NORTHAMPTON captain Dylan Hartley believes Leinster are over-playing the seriousness of Brian O’Driscoll’s knee injury and expects to be lining up opposite the centre in Saturday’s Heineken Cup final.
O’Driscoll’s participation has been in doubt since he limped out of Friday’s Magners League victory over Ulster, with Leinster forwards coach Jonno Gibbs describing his chances as ‘touch and go’.
But Hartley believes Leinster are attempting to play mind-games ahead of the Millennium Stadium clash.
“O’Driscoll has to be fit,” said Hartley. “I’ve seen that man go down so many times in internationals and then get up and score tries. I can guarantee he will be playing. He is the talisman for them but he isn’t the only one as with the likes of Sean O’Brien and Jamie Heaslip, Leinster are a star-studded team.”
And Hartley warned Heaslip he may regret revealing the Heineken Cup is an excellent trophy from which to toast success. “I heard Heaslip talking about how good the Heineken Cup was to drink out of so I look forward to that,” laughed Hartley when asked if he had thought about lifting the trophy.
“And this will be as close as you can get to a Test match in terms of intensity. We need to go up a gear from normal but that will just happen due to the occasion. We have to look to do the basics well and gain dominance up front so Stephen Myler can make the right decisions and put us in the right positions. Then we have to take our chances.”

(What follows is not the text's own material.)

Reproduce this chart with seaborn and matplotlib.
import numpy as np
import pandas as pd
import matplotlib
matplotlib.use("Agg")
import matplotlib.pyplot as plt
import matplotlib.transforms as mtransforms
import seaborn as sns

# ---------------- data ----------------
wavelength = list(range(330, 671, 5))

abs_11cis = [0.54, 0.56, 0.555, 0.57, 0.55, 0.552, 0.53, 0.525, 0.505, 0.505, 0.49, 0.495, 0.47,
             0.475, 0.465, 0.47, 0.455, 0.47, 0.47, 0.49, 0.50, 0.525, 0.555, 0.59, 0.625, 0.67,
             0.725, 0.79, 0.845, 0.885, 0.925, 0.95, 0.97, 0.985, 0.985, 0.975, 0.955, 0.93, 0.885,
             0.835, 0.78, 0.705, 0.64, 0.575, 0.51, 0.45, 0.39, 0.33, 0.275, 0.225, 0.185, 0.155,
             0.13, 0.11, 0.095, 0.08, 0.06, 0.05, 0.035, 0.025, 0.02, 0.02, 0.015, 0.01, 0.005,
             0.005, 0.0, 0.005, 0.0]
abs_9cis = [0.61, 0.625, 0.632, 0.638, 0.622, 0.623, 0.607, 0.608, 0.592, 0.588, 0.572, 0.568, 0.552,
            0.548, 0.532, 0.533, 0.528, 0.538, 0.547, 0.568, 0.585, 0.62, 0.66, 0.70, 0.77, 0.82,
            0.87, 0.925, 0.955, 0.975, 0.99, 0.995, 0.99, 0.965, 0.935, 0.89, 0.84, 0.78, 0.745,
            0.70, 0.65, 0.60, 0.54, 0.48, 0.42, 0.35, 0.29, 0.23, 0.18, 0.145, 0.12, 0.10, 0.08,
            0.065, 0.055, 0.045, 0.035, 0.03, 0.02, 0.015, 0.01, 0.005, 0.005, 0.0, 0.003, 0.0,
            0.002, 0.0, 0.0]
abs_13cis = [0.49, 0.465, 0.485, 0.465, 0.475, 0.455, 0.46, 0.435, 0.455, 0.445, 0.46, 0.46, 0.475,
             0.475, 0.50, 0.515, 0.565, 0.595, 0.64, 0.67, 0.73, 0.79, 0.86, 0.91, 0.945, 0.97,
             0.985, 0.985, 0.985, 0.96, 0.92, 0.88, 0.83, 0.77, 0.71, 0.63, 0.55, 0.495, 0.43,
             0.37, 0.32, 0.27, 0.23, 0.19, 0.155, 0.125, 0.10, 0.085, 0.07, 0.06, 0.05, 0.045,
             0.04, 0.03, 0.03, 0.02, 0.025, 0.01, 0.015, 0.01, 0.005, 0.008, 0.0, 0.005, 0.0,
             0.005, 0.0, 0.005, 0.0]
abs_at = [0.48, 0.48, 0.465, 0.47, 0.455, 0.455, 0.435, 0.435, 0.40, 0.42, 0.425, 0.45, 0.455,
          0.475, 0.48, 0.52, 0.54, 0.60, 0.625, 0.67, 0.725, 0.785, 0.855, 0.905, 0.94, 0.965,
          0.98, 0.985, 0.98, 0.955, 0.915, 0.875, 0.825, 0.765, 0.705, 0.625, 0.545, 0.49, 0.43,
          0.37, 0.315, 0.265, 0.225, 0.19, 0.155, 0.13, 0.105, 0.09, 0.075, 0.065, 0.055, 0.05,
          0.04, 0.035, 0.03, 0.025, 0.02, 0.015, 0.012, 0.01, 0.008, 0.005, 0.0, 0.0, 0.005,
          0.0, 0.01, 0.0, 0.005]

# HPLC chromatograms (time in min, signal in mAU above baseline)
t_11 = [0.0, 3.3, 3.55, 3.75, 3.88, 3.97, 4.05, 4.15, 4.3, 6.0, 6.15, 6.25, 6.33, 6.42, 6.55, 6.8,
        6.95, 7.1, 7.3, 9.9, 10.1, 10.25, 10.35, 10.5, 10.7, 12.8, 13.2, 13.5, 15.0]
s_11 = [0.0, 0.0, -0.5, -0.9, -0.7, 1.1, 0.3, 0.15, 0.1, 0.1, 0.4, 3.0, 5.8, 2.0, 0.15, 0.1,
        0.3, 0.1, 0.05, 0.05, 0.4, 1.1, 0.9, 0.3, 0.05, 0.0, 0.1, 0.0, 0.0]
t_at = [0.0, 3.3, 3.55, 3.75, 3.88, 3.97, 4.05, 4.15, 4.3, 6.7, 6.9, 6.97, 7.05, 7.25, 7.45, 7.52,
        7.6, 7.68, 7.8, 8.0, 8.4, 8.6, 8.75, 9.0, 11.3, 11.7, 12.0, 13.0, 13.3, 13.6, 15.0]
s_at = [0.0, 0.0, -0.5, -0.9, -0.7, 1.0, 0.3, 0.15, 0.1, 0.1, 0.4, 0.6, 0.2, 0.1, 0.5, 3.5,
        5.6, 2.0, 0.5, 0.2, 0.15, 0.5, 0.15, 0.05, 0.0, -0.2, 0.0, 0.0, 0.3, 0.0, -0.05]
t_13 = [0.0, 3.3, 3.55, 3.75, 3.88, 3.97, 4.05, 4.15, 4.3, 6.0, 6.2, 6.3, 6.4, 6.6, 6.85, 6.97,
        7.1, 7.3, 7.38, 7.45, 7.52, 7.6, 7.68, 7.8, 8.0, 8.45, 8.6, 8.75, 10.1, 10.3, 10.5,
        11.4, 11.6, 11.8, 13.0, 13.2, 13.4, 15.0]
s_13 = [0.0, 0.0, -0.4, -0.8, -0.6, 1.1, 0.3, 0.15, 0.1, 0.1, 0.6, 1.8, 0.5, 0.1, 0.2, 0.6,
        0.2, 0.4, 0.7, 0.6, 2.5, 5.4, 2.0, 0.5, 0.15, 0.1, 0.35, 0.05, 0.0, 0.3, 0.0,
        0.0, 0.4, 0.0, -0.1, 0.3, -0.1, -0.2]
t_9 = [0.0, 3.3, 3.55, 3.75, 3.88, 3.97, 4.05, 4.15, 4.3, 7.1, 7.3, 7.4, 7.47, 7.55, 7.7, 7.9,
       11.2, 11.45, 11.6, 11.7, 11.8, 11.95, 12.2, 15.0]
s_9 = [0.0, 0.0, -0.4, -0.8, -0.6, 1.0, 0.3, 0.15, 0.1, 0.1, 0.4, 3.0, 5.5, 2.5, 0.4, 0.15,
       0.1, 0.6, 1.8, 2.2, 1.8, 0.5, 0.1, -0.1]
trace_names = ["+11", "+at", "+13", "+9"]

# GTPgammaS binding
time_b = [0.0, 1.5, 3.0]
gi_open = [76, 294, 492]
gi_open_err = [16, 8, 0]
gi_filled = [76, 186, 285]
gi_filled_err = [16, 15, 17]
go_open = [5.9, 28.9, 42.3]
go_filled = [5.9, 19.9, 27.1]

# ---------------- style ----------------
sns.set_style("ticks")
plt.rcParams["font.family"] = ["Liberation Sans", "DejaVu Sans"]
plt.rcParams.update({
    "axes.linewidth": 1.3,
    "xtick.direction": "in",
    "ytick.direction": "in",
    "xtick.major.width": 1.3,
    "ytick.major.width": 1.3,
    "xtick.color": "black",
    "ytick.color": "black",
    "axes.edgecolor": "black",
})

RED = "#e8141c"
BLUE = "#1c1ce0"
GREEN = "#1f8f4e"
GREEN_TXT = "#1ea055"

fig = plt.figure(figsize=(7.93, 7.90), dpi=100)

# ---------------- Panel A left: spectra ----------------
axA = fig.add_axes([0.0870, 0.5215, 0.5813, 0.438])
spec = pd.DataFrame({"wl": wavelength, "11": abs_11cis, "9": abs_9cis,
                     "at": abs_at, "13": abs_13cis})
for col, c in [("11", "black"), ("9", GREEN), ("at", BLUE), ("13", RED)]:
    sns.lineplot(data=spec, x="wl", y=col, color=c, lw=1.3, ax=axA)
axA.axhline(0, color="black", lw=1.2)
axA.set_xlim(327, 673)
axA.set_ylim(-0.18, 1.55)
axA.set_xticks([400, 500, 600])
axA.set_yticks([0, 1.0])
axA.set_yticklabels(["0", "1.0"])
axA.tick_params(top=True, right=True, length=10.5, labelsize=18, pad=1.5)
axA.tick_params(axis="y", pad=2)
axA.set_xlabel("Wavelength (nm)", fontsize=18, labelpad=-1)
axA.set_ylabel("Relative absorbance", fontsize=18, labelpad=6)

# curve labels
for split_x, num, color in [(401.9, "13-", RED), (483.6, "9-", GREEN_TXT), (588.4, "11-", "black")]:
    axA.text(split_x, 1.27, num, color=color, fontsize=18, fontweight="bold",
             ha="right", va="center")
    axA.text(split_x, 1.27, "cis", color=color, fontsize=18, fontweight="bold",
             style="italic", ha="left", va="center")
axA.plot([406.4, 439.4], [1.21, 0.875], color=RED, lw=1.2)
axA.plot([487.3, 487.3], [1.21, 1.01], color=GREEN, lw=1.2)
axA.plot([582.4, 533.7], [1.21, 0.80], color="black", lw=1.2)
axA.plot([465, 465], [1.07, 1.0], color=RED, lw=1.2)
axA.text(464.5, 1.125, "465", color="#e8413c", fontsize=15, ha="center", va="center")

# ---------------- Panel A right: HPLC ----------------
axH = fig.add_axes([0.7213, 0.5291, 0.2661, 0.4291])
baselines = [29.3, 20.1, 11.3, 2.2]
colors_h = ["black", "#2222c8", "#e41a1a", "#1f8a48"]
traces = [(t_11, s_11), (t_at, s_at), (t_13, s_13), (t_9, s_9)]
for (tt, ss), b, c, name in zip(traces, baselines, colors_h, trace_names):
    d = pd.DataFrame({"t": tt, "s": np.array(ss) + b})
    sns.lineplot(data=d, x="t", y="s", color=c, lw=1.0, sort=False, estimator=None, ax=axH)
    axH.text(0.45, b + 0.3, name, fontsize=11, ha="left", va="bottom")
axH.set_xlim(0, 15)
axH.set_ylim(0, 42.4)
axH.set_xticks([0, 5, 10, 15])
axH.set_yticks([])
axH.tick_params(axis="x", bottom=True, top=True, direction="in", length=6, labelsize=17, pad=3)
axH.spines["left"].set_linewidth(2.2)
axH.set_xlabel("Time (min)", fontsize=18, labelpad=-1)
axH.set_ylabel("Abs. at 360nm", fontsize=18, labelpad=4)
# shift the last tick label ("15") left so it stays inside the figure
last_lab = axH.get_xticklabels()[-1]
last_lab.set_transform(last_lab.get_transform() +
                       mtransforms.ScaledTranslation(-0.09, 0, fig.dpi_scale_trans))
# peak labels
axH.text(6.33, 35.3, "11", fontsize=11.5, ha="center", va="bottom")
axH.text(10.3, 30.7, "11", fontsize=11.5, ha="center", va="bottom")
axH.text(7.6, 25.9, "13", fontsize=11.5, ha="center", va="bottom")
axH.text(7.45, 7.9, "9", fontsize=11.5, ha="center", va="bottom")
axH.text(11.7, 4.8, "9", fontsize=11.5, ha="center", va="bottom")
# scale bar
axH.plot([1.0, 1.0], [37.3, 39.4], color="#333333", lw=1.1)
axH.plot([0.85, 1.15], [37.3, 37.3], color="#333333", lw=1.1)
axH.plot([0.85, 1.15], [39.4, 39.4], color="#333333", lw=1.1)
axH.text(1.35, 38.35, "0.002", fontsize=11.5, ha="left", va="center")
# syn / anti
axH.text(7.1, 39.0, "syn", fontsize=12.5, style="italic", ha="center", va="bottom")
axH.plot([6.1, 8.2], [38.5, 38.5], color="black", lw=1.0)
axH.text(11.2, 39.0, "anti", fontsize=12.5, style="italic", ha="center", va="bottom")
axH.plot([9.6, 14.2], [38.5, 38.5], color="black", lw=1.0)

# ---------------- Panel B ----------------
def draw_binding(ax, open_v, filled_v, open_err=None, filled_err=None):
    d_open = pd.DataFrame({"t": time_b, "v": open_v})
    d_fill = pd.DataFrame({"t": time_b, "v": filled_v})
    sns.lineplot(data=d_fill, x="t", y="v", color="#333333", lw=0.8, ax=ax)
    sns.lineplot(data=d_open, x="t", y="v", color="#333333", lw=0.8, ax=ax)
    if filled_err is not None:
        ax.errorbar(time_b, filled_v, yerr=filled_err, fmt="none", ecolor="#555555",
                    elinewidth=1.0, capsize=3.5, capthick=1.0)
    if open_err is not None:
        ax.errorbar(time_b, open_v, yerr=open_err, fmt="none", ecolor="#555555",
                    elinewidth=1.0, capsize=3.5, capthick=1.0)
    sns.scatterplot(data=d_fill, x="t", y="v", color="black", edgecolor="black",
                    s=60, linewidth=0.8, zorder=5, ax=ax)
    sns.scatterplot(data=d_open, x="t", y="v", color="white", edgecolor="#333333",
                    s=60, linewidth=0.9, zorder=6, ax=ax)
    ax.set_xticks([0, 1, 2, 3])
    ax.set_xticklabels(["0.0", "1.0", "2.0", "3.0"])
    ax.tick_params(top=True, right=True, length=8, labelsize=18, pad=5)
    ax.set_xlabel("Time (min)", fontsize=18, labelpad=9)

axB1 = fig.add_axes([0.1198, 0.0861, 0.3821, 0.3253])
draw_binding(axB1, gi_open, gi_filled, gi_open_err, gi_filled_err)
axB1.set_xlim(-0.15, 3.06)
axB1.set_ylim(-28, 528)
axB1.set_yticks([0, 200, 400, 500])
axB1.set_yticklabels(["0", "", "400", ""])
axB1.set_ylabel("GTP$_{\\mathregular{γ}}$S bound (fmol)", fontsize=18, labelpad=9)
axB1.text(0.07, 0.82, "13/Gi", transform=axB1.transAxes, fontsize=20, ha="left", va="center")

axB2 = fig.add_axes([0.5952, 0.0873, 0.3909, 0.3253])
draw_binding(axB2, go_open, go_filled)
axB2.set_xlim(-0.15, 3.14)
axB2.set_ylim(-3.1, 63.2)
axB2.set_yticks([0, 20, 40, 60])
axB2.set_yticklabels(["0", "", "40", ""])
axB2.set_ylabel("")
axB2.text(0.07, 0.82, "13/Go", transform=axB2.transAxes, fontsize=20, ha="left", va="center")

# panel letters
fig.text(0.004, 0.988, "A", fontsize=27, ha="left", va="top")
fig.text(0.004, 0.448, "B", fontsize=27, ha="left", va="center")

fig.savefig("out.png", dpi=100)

While Tom Wood, the Aviva Premiership’s Player of the Season, was ruled out due to a hairline fracture to his right fibula, Saints’ coach Jim Mallinder is amazed the remainder of his players have a clean bill of health. And Mallinder believes Leinster’s style could suit his players after they lost an arm-wrestle against Leicester in the Premiership semi-final on Saturday.

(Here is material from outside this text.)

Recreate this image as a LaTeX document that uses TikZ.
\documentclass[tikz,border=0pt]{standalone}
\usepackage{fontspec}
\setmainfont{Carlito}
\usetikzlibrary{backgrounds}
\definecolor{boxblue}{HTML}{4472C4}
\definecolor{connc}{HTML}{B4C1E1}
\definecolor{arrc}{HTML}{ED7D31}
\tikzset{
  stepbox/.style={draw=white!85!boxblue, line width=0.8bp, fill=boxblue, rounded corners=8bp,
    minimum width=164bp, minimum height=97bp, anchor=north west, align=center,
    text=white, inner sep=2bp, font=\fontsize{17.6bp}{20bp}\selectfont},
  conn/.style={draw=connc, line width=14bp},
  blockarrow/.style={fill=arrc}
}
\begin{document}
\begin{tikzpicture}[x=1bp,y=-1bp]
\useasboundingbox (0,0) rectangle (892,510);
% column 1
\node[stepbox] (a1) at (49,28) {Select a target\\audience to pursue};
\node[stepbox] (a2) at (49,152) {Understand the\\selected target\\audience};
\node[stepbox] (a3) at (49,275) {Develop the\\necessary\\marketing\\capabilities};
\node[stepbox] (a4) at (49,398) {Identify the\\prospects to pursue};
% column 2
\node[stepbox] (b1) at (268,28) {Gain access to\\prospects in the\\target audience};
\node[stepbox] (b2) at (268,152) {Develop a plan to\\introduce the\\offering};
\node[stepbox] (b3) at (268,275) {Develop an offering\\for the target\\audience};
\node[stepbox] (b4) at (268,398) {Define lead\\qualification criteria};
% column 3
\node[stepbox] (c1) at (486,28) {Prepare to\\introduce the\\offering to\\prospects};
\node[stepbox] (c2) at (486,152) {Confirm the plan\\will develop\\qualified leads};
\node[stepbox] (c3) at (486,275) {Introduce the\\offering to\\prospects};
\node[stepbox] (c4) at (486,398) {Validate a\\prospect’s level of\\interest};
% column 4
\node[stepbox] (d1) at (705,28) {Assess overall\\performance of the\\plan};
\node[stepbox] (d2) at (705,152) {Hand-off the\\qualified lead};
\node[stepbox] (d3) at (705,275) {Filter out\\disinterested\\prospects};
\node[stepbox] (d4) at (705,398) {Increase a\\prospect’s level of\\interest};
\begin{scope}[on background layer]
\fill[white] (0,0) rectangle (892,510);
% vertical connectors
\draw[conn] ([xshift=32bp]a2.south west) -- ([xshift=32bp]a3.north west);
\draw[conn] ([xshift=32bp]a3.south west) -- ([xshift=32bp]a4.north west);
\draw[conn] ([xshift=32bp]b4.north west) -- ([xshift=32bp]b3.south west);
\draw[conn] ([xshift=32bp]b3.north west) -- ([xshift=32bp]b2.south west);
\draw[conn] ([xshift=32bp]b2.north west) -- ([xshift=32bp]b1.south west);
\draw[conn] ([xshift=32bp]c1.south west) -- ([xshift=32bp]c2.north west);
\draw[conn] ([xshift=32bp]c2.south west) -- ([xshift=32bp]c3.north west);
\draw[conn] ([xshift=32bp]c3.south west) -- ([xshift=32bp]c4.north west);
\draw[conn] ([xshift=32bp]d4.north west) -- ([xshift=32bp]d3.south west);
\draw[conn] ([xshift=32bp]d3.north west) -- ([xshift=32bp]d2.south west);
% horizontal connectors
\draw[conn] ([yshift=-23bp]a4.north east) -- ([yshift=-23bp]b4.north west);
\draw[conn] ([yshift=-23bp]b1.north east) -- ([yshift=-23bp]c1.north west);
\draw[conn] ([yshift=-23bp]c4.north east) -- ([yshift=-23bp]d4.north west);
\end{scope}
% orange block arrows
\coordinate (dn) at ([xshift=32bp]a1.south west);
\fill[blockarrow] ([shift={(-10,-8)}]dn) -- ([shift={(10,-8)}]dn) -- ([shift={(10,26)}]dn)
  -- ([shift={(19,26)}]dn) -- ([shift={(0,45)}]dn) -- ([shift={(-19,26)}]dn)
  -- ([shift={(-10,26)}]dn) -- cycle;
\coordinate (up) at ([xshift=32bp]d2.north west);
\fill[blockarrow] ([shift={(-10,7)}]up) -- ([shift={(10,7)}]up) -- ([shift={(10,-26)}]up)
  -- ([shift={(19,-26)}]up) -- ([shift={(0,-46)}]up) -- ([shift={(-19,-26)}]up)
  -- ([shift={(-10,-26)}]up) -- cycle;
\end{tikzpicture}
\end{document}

The game was marred by the failure of referee Wayne Barnes to dismiss Manu Tuilagi for punching Chris Ashton three times, but with Saints’ flyers unable to get their hands on the ball Mallinder is expecting a more open encounter this weekend — with O’Driscoll leading Leinster.
“We assume Brian is going to be playing,” he said. “We all saw that he hobbled off but I imagine the word precaution was going through the coaches’ minds at the time.

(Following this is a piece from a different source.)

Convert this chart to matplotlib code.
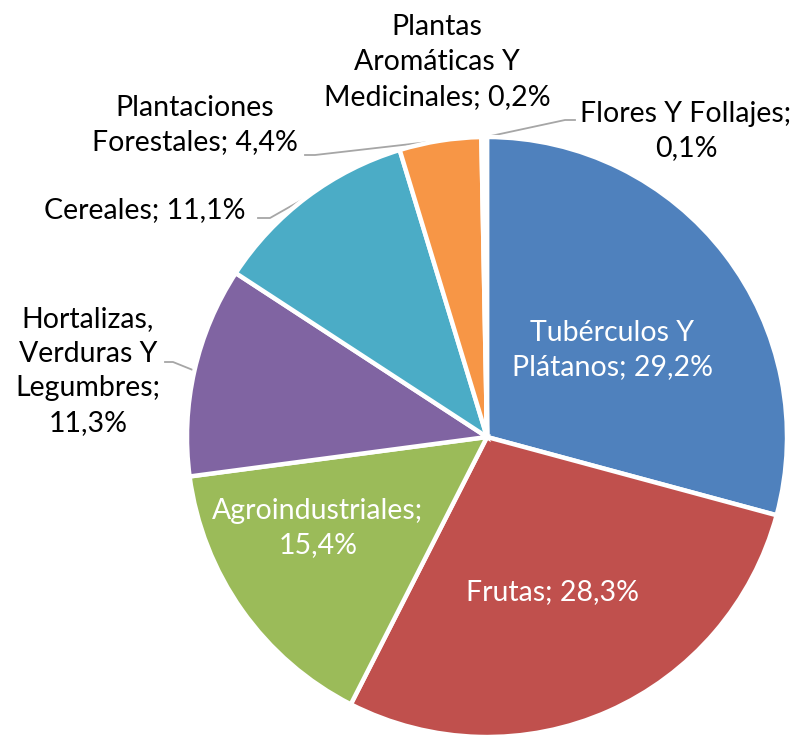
import numpy as np
import matplotlib.pyplot as plt

plt.rcParams['font.family'] = ['Lato', 'DejaVu Sans']

# Participación por grupo de cultivo (%)
grupos = ['Tubérculos Y\nPlátanos', 'Frutas', 'Agroindustriales', 'Hortalizas,\nVerduras Y\nLegumbres',
          'Cereales', 'Plantaciones\nForestales', 'Plantas\nAromáticas Y\nMedicinales', 'Flores Y Follajes']
porcentajes = [29.2, 28.3, 15.4, 11.3, 11.1, 4.4, 0.2, 0.1]
colores = ['#4F81BD', '#C0504D', '#9BBB59', '#8064A2', '#4BACC6', '#F79646', '#2C4D75', '#772C2A']

W, H = 798, 737
fig = plt.figure(figsize=(W / 100, H / 100), dpi=100)
ax = fig.add_axes([0, 0, 1, 1])

cx, cy, r = 487, H - 437, 300
wedges, _ = ax.pie(porcentajes, colors=colores, startangle=90, counterclock=False,
                   radius=r, center=(cx, cy), frame=True,
                   wedgeprops=dict(edgecolor='white', linewidth=3.2))
ax.set_xlim(0, W)
ax.set_ylim(0, H)
ax.set_aspect('equal')
ax.axis('off')


def etiqueta(i, sep='; '):
    pct = f'{porcentajes[i]:.1f}'.replace('.', ',') + '%'
    return grupos[i] + sep + pct


def punto_medio(i, rad=r):
    w = wedges[i]
    ang = np.deg2rad((w.theta1 + w.theta2) / 2)
    return cx + rad * np.cos(ang), cy + rad * np.sin(ang)


fs = 20.5
ls = 1.42
gris = '#A6A6A6'

# etiquetas internas
ax.text(612, H - 350, etiqueta(0), color='white', fontsize=fs, ha='center', va='center', linespacing=ls)
ax.text(552, H - 592, etiqueta(1), color='white', fontsize=fs, ha='center', va='center')
ax.text(318, H - 528, etiqueta(2, ';\n'), color='white', fontsize=fs, ha='center', va='center', linespacing=ls)

# etiquetas externas
ax.text(88, H - 371, etiqueta(3, ';\n'), color='black', fontsize=fs, ha='center', va='center', linespacing=ls)
ax.text(145, H - 210, etiqueta(4), color='black', fontsize=fs, ha='center', va='center')
ax.text(195, H - 125, etiqueta(5), color='black', fontsize=fs, ha='center', va='center', linespacing=ls)
ax.text(437, H - 62, etiqueta(6), color='black', fontsize=fs, ha='center', va='center', linespacing=ls)
ax.text(686, H - 131, etiqueta(7, ';\n'), color='black', fontsize=fs, ha='center', va='center', linespacing=ls)

# líneas guía
guias = {3: [(165, H - 362), (173, H - 362)],
         4: [(258, H - 218), (270, H - 218)],
         5: [(305, H - 155), (315, H - 155)],
         7: [(575, H - 120), (565, H - 120)]}
for i, pts in guias.items():
    px, py = punto_medio(i)
    xs = [p[0] for p in pts] + [px]
    ys = [p[1] for p in pts] + [py]
    ax.plot(xs, ys, color=gris, linewidth=1.3, zorder=0.5)

fig.savefig('out.png', dpi=100, facecolor='white')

“But our self-belief is very high. And although losing Tom is a big blow, when you get to this stage of the season with only one player out, then you’d probably take it.
“And it’s clear to everyone that Leinster like to play a little bit more, they like a quicker tempo game. They have some strong forwards but are equally strong out wide and like to use the backs, especially from first phase. We know we’ll be under pressure but we’ve said that against some of the big sides but have come through.
“I think they have gone up another level under Joe Schmidt. They have toughened themselves up, up front so they can scrummage and compete with the best teams, as well as having the good attacking flair Leinster have always got. But finishing the season without a trophy is something we aren’t considering.”